Another Witness to Voter Fraud
When Rhode Island passed voter-ID into law this past summer, the RI Chapter of the ACLU responded by saying it had been passed “in order to address a non-existent problem of in-person voter fraud”. State Representative Charlene Lima, who has introduced a bill in this legislative session to repeal voter ID, told WPRO radio (630AM) that “there is no voter fraud as far as people posing to be someone else at the voter booth”.
Given the strong position taken in such claims, the buried lede in Simon van Zuylen-Wood‘s RI voter ID story at the New Republic website is the author’s mention of another Rhode Islander (the first being State Rep. Anastasia Williams) who has directly witnessed vote fraud…

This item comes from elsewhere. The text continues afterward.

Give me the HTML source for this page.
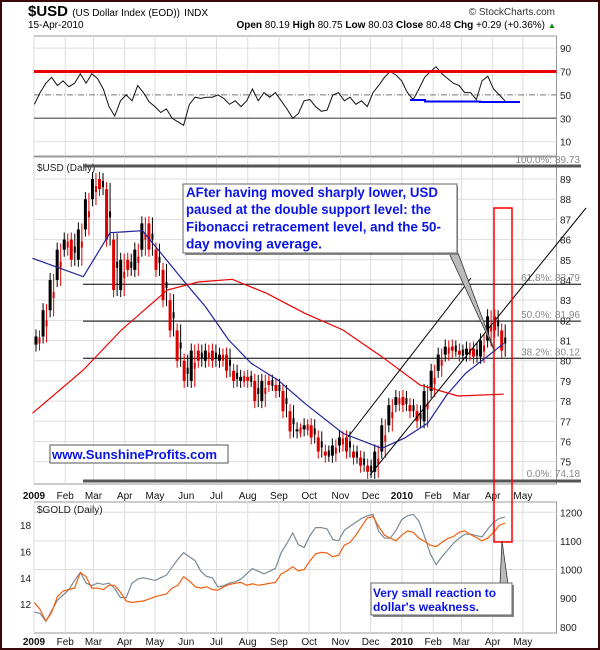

Besides, as Providence College professor of political science Tony Affigne told me, minority legislators who voted for the law weren’t necessarily fabricating their tales of voter fraud—they were just ascribing too much importance to them. “I’ve seen [some voter fraud] with my own eyes,” Affigne told me. “But it’s certainly not the kind of problem that [necessitates] a statewide draconian law.”With the claim that in-person voter fraud doesn’t exist having been put convincingly to rest (from a number of different sources), progressives in opposition to voter-ID laws are now left to explain how much cancellation of the votes of law-abiding citizens they accept as being consistent with the principle that every vote counts.